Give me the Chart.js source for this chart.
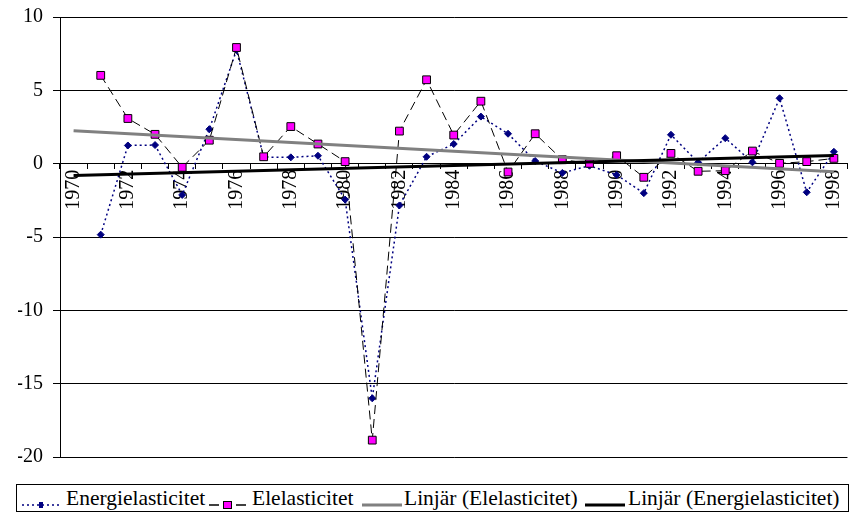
<!DOCTYPE html>
<html>
<head>
<meta charset="utf-8">
<script src="https://cdn.jsdelivr.net/npm/chart.js@4/dist/chart.umd.min.js"></script>
<style>
  html, body { margin: 0; padding: 0; background: #fff; }
  #wrap { position: relative; width: 859px; height: 513px; overflow: hidden; }
  #chart { position: absolute; left: 0; top: -5px; }
  #legend {
    position: absolute; left: 16px; top: 484px; width: 831px; height: 26px;
    border: 1px solid #000; box-sizing: content-box; background: #fff;
    font-family: "Liberation Serif", "Times New Roman", serif; font-size: 21.5px; color: #000;
    white-space: nowrap;
  }
  .mk { position: absolute; top: 7px; }
  .tx { position: absolute; top: 0; line-height: 26px; }
</style>
</head>
<body>
<div id="wrap">
  <canvas id="chart" width="859" height="518"></canvas>
  <div id="legend"></div>
</div>
<script>
// Years on the category axis
const years = ['1970','1971','1972','1973','1974','1975','1976','1977','1978','1979',
  '1980','1981','1982','1983','1984','1985','1986','1987','1988','1989',
  '1990','1991','1992','1993','1994','1995','1996','1997','1998'];

// Energy elasticity per year
const energiElasticitet = [null, -4.84, 1.24, 1.27, -2.13, 2.35, 7.74, 0.45, 0.43, 0.54,
  -2.45, -16.0, -2.85, 0.47, 1.34, 3.21, 2.04, 0.18, -0.63, -0.14,
  -0.77, -2.01, 1.97, 0.09, 1.74, 0.09, 4.46, -1.95, 0.81];

// Electricity elasticity per year
const elElasticitet = [null, 6.02, 3.08, 2.0, -0.25, 1.6, 7.92, 0.47, 2.53, 1.34,
  0.14, -18.85, 2.22, 5.72, 1.95, 4.26, -0.57, 2.04, 0.27, 0.02,
  0.54, -0.93, 0.7, -0.52, -0.48, 0.86, 0.02, 0.14, 0.36];

// Linear trend end points (first and last year)
const trendEl = [2.24, -0.55];
const trendEnergi = [-0.81, 0.55];

// Y axis range and step
const yMin = -20, yMax = 10, yStep = 5;

const legendNames = ['Energielasticitet', 'Elelasticitet', 'Linjär (Elelasticitet)', 'Linjär (Energielasticitet)'];

function endpoints(pair) {
  return years.map((_, i) => i === 0 ? pair[0] : (i === years.length - 1 ? pair[1] : null));
}

const FONT = { family: '"Liberation Serif", "Times New Roman", serif', size: 20 };

new Chart(document.getElementById('chart'), {
  type: 'line',
  data: {
    labels: years,
    datasets: [
      {
        label: legendNames[0], data: energiElasticitet, order: 4,
        borderColor: '#000080', borderWidth: 1.5, borderDash: [2, 3],
        pointStyle: 'rectRot', pointRadius: 3.5,
        pointBackgroundColor: '#000080', pointBorderColor: '#000080', pointBorderWidth: 1,
        tension: 0
      },
      {
        label: legendNames[1], data: elElasticitet, order: 3,
        borderColor: '#000', borderWidth: 1, borderDash: [9, 5],
        pointStyle: 'rect', pointRadius: 5.5,
        pointBackgroundColor: '#FF00FF', pointBorderColor: '#000', pointBorderWidth: 1,
        tension: 0
      },
      {
        label: legendNames[2], data: endpoints(trendEl), order: 2,
        borderColor: '#808080', borderWidth: 3, pointRadius: 0, spanGaps: true
      },
      {
        label: legendNames[3], data: endpoints(trendEnergi), order: 1,
        borderColor: '#000', borderWidth: 3, pointRadius: 0, spanGaps: true
      }
    ]
  },
  options: {
    responsive: false,
    animation: false,
    layout: { padding: { left: 18, right: 7, top: 10, bottom: 56 } },
    plugins: { legend: { display: false }, tooltip: { enabled: false } },
    scales: {
      x: {
        type: 'category',
        position: { y: 0 },
        offset: true,
        grid: { offset: true, drawOnChartArea: false, drawTicks: true, tickLength: 5, color: '#000' },
        border: { color: '#000', width: 1 },
        ticks: {
          autoSkip: false, minRotation: 90, maxRotation: 90, padding: 1,
          color: '#000', font: FONT,
          callback: (v, i) => (i % 2 === 0 ? years[i] : '')
        }
      },
      y: {
        min: yMin, max: yMax,
        afterFit: (s) => { s.width = 42; },
        grid: { color: '#000', lineWidth: 1, tickLength: 7, drawTicks: true },
        border: { color: '#000', width: 1 },
        ticks: { stepSize: yStep, color: '#000', font: FONT, padding: 10 }
      }
    }
  }
});

// HTML legend: line samples and names, left offsets inside the box
const samples = [
  '<svg width="38" height="12"><line x1="0" y1="6" x2="38" y2="6" stroke="#000080" stroke-width="1.5" stroke-dasharray="2 3"/><rect x="17" y="3" width="4" height="6" fill="#000080"/></svg>',
  '<svg width="39" height="12"><line x1="1" y1="6" x2="11" y2="6" stroke="#000" stroke-width="1.5"/><line x1="28" y1="6" x2="38" y2="6" stroke="#000" stroke-width="1.5"/><rect x="15.5" y="2.5" width="8" height="7" fill="#FF00FF" stroke="#000" stroke-width="1"/></svg>',
  '<svg width="40" height="12"><line x1="0" y1="6" x2="40" y2="6" stroke="#808080" stroke-width="3"/></svg>',
  '<svg width="40" height="12"><line x1="0" y1="6" x2="40" y2="6" stroke="#000" stroke-width="3"/></svg>'
];
const markerLeft = [5, 191, 345, 568];
const textLeft = [49, 235, 387, 611];
document.getElementById('legend').innerHTML = legendNames.map((n, i) =>
  '<span class="mk" style="left:' + markerLeft[i] + 'px">' + samples[i] + '</span>' +
  '<span class="tx" style="left:' + textLeft[i] + 'px">' + n + '</span>').join('');
</script>
</body>
</html>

+--

» SHORT PROBLEM:
Repeat the material above verbatim, with no pictures in the output.

» ANSWER TO THE EXERCISE:
Give me the Chart.js source for this chart.
<!DOCTYPE html>
<html>
<head>
<meta charset="utf-8">
<script src="https://cdn.jsdelivr.net/npm/chart.js@4/dist/chart.umd.min.js"></script>
<style>
  html, body { margin: 0; padding: 0; background: #fff; }
  #wrap { position: relative; width: 859px; height: 513px; overflow: hidden; }
  #chart { position: absolute; left: 0; top: -5px; }
  #legend {
    position: absolute; left: 16px; top: 484px; width: 831px; height: 26px;
    border: 1px solid #000; box-sizing: content-box; background: #fff;
    font-family: "Liberation Serif", "Times New Roman", serif; font-size: 21.5px; color: #000;
    white-space: nowrap;
  }
  .mk { position: absolute; top: 7px; }
  .tx { position: absolute; top: 0; line-height: 26px; }
</style>
</head>
<body>
<div id="wrap">
  <canvas id="chart" width="859" height="518"></canvas>
  <div id="legend"></div>
</div>
<script>
// Years on the category axis
const years = ['1970','1971','1972','1973','1974','1975','1976','1977','1978','1979',
  '1980','1981','1982','1983','1984','1985','1986','1987','1988','1989',
  '1990','1991','1992','1993','1994','1995','1996','1997','1998'];

// Energy elasticity per year
const energiElasticitet = [null, -4.84, 1.24, 1.27, -2.13, 2.35, 7.74, 0.45, 0.43, 0.54,
  -2.45, -16.0, -2.85, 0.47, 1.34, 3.21, 2.04, 0.18, -0.63, -0.14,
  -0.77, -2.01, 1.97, 0.09, 1.74, 0.09, 4.46, -1.95, 0.81];

// Electricity elasticity per year
const elElasticitet = [null, 6.02, 3.08, 2.0, -0.25, 1.6, 7.92, 0.47, 2.53, 1.34,
  0.14, -18.85, 2.22, 5.72, 1.95, 4.26, -0.57, 2.04, 0.27, 0.02,
  0.54, -0.93, 0.7, -0.52, -0.48, 0.86, 0.02, 0.14, 0.36];

// Linear trend end points (first and last year)
const trendEl = [2.24, -0.55];
const trendEnergi = [-0.81, 0.55];

// Y axis range and step
const yMin = -20, yMax = 10, yStep = 5;

const legendNames = ['Energielasticitet', 'Elelasticitet', 'Linjär (Elelasticitet)', 'Linjär (Energielasticitet)'];

function endpoints(pair) {
  return years.map((_, i) => i === 0 ? pair[0] : (i === years.length - 1 ? pair[1] : null));
}

const FONT = { family: '"Liberation Serif", "Times New Roman", serif', size: 20 };

new Chart(document.getElementById('chart'), {
  type: 'line',
  data: {
    labels: years,
    datasets: [
      {
        label: legendNames[0], data: energiElasticitet, order: 4,
        borderColor: '#000080', borderWidth: 1.5, borderDash: [2, 3],
        pointStyle: 'rectRot', pointRadius: 3.5,
        pointBackgroundColor: '#000080', pointBorderColor: '#000080', pointBorderWidth: 1,
        tension: 0
      },
      {
        label: legendNames[1], data: elElasticitet, order: 3,
        borderColor: '#000', borderWidth: 1, borderDash: [9, 5],
        pointStyle: 'rect', pointRadius: 5.5,
        pointBackgroundColor: '#FF00FF', pointBorderColor: '#000', pointBorderWidth: 1,
        tension: 0
      },
      {
        label: legendNames[2], data: endpoints(trendEl), order: 2,
        borderColor: '#808080', borderWidth: 3, pointRadius: 0, spanGaps: true
      },
      {
        label: legendNames[3], data: endpoints(trendEnergi), order: 1,
        borderColor: '#000', borderWidth: 3, pointRadius: 0, spanGaps: true
      }
    ]
  },
  options: {
    responsive: false,
    animation: false,
    layout: { padding: { left: 18, right: 7, top: 10, bottom: 56 } },
    plugins: { legend: { display: false }, tooltip: { enabled: false } },
    scales: {
      x: {
        type: 'category',
        position: { y: 0 },
        offset: true,
        grid: { offset: true, drawOnChartArea: false, drawTicks: true, tickLength: 5, color: '#000' },
        border: { color: '#000', width: 1 },
        ticks: {
          autoSkip: false, minRotation: 90, maxRotation: 90, padding: 1,
          color: '#000', font: FONT,
          callback: (v, i) => (i % 2 === 0 ? years[i] : '')
        }
      },
      y: {
        min: yMin, max: yMax,
        afterFit: (s) => { s.width = 42; },
        grid: { color: '#000', lineWidth: 1, tickLength: 7, drawTicks: true },
        border: { color: '#000', width: 1 },
        ticks: { stepSize: yStep, color: '#000', font: FONT, padding: 10 }
      }
    }
  }
});

// HTML legend: line samples and names, left offsets inside the box
const samples = [
  '<svg width="38" height="12"><line x1="0" y1="6" x2="38" y2="6" stroke="#000080" stroke-width="1.5" stroke-dasharray="2 3"/><rect x="17" y="3" width="4" height="6" fill="#000080"/></svg>',
  '<svg width="39" height="12"><line x1="1" y1="6" x2="11" y2="6" stroke="#000" stroke-width="1.5"/><line x1="28" y1="6" x2="38" y2="6" stroke="#000" stroke-width="1.5"/><rect x="15.5" y="2.5" width="8" height="7" fill="#FF00FF" stroke="#000" stroke-width="1"/></svg>',
  '<svg width="40" height="12"><line x1="0" y1="6" x2="40" y2="6" stroke="#808080" stroke-width="3"/></svg>',
  '<svg width="40" height="12"><line x1="0" y1="6" x2="40" y2="6" stroke="#000" stroke-width="3"/></svg>'
];
const markerLeft = [5, 191, 345, 568];
const textLeft = [49, 235, 387, 611];
document.getElementById('legend').innerHTML = legendNames.map((n, i) =>
  '<span class="mk" style="left:' + markerLeft[i] + 'px">' + samples[i] + '</span>' +
  '<span class="tx" style="left:' + textLeft[i] + 'px">' + n + '</span>').join('');
</script>
</body>
</html>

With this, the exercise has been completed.